### DATA SEGMENT
+ + + + + + +

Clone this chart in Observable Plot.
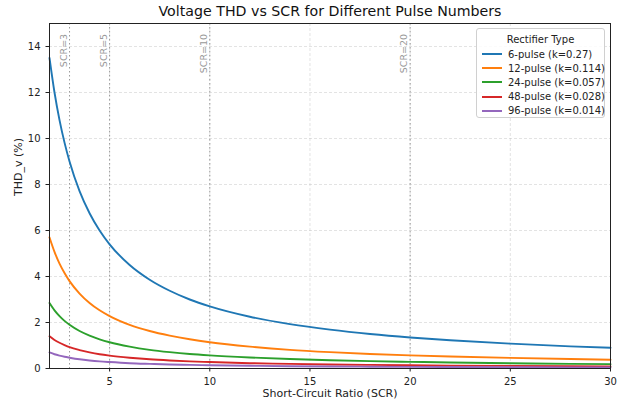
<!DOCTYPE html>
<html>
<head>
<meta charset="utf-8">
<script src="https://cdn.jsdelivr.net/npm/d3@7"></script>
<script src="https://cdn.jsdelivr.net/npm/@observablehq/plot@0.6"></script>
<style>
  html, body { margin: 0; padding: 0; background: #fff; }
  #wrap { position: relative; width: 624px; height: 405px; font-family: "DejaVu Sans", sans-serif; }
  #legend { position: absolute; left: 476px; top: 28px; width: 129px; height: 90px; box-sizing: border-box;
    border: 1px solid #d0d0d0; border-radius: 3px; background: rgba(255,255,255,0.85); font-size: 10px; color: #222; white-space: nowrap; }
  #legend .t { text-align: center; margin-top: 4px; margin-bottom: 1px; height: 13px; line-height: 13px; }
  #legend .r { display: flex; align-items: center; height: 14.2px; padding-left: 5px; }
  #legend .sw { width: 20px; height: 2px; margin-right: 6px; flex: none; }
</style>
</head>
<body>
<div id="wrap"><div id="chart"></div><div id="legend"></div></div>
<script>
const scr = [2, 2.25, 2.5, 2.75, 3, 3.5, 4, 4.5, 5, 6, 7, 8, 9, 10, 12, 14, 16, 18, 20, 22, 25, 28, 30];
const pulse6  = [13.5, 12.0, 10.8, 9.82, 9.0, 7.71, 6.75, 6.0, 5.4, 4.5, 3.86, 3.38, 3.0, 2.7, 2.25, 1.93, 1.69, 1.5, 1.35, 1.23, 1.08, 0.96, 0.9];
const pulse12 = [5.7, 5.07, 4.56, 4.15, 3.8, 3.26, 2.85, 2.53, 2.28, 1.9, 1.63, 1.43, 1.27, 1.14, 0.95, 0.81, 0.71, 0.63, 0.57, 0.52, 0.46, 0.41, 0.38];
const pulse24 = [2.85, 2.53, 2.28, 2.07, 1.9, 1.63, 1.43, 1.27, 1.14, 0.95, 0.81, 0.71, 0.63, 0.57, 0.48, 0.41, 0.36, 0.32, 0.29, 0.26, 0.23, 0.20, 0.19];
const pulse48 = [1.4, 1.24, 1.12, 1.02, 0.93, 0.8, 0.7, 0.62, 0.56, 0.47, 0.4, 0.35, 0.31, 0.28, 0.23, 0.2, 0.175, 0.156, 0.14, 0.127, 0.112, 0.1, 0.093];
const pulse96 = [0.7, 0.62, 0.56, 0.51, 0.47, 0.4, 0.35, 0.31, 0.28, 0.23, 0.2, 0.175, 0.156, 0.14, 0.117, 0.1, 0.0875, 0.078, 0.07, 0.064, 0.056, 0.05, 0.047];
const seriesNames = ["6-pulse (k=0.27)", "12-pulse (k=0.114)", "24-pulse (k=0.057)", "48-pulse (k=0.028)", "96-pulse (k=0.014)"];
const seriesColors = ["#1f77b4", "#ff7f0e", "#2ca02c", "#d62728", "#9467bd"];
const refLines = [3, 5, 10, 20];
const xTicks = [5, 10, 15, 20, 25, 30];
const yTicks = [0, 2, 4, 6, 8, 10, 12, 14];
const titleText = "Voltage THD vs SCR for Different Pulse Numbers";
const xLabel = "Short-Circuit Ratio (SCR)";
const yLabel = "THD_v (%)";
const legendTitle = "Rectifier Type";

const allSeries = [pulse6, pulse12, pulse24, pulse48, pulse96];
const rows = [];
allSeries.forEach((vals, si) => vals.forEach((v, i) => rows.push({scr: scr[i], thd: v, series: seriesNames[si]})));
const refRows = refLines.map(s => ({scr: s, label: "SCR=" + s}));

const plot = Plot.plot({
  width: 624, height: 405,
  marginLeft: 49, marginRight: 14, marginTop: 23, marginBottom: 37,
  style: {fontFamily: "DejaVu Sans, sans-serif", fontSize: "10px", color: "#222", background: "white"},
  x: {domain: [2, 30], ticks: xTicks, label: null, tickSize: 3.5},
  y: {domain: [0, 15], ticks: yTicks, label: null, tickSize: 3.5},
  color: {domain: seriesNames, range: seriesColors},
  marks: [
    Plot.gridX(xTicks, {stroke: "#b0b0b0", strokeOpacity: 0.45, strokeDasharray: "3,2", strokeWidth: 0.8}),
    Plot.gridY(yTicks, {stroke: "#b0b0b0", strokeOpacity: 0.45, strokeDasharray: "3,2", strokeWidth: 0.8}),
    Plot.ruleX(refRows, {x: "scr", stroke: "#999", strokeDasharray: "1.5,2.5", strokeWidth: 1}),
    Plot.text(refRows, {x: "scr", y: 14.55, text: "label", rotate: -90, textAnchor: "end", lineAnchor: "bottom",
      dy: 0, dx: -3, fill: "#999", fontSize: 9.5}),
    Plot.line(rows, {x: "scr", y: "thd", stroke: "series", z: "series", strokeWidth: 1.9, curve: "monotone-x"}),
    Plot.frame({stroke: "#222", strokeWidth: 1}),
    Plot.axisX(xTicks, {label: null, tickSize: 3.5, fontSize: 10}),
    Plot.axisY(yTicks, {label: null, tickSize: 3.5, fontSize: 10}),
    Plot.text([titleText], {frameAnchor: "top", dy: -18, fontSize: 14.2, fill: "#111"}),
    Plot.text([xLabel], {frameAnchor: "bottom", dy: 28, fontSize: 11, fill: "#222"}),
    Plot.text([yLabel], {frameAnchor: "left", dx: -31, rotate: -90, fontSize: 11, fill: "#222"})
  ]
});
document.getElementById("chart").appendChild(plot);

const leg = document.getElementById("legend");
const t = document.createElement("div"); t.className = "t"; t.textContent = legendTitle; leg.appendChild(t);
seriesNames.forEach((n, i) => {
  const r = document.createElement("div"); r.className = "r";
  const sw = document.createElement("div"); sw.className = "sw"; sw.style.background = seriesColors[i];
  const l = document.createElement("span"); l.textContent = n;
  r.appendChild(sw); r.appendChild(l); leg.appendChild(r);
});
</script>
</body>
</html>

+ + + + + + +

### GIVEN EXERCISE
What is the number of lines in the data that hold the word "chart"? Reply with that number and nothing else.

### RIGHT ANSWER
3